Bob Goodlatte: Colleges, universities should protect free speech
One of the first things students might read in their civics classes this fall is a document that outlines the freedoms and liberties we all hold dear. The First Amendment to the United States Constitution states: “Congress shall make no law respecting an establishment of religion, or prohibiting the free exercise thereof; or abridging the freedom of speech, or of the press; or the right of the people peaceably to assemble…”
This amendment prohibits the government, including public colleges and universities, from infringing on free speech and the free exercise of religion. The Founders of our country clearly understood this to be one of our fundamental freedoms as Americans. Yet despite these constitutional protections, speech-restrictive policies on the campuses of some of our nation’s public colleges and universities remain.
Earlier this year, the Foundation for Individual Rights in Education (FIRE) released a report detailing a list of public colleges and universities that received a “red light” rating on free speech issues. FIRE classifies a “red light” institution as “one that has at least one policy that both clearly and substantially restricts freedom of speech.” Examples of overly restrictive campus speech policies are being seen more frequently, including at a community college in California where a student was barred by administrators from distributing copies of the United States Constitution because the student didn’t seek prior permission.

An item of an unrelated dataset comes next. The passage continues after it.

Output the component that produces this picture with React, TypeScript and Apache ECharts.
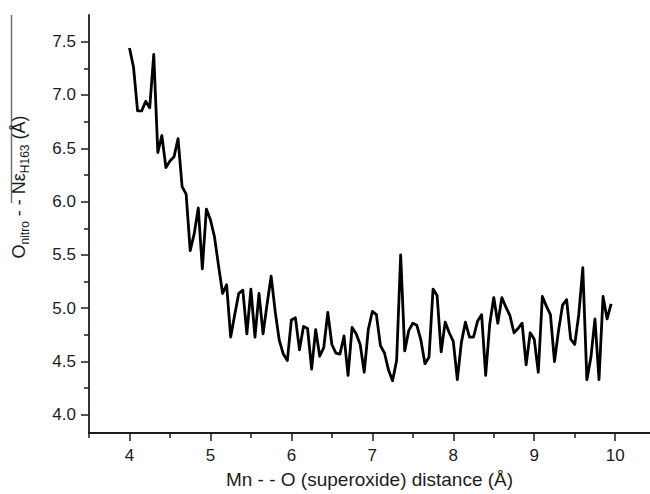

In June, the House Judiciary Committee’s Subcommittee on the Constitution and Civil Justiceheld a hearing to examine First Amendment protections for students on public college and university campuses. As a follow-up to this hearing, I recently sent a letter to 161 public colleges and universities with a “red light” rating urging the institutions to update their free speech codes. In the letter, I requested that they respond with what steps the institution plans to take to promote free and open expression on its campus(es), including any steps toward bringing speech policies in accordance with the First Amendment.
Our colleges and universities have historically been some of the best examples of the First Amendment at work in society. However, recent attitudes towards limiting free speech and religious expression by public colleges and universities are troubling. Taxpayer dollars support these public institutions, and students and faculty should not have their First Amendment rights taken away or restricted when they step onto these campuses.
As we await their responses, I would urge the institutions that may be in violation of students’ First Amendment rights to update their free speech codes immediately. Policies that limit free speech limit the expression of ideas. We must ensure that First Amendment protections are being upheld across the country.
Bob Goodlatte represents the Sixth District of Virginia in Congress.